2. The photoelectric conversion device of claim 1, wherein a side
of the filling material facing the cap has a concave surface.
3. The photoelectric conversion device of claim 1, further
comprising: an inert gas in a portion of the inlet between the cap
and the filling material.
4. The photoelectric conversion device of claim 1, wherein a
portion of the inlet proximate to the space is narrower than a
portion of the inlet distal to the space.
5. The photoelectric conversion device of claim 1, further
comprising a sealing material between the cap and the first
substrate.
6. The photoelectric conversion device of claim 1, wherein at least
a portion of the inlet has a substantially cylindrical shape.

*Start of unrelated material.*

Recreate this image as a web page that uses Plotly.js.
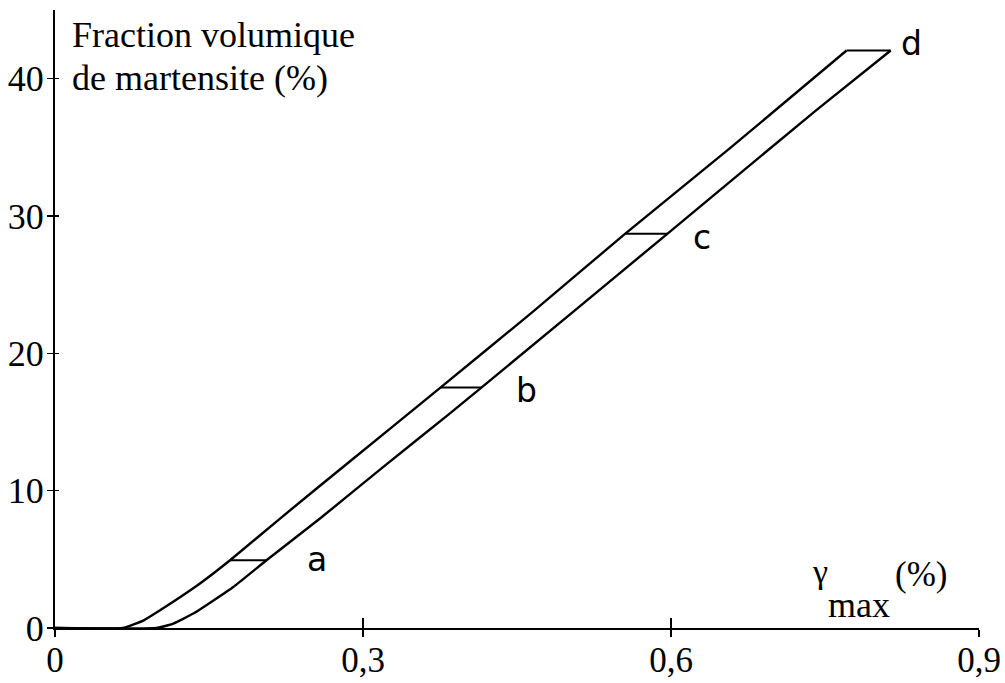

7. The photoelectric conversion device of claim 1, wherein the
filling material comprises a thermosensitive material having
variable mobility according to temperature.
8. The photoelectric conversion device of claim 1, wherein the
filling material has mobility when the temperature is between about
80 degree C. and about 180 degree C.
9. The photoelectric conversion device of claim 1, wherein the
filling material is formed from a photosensitive material.
10. The photoelectric conversion device of claim 1, wherein the
filling material comprises a resin-based material.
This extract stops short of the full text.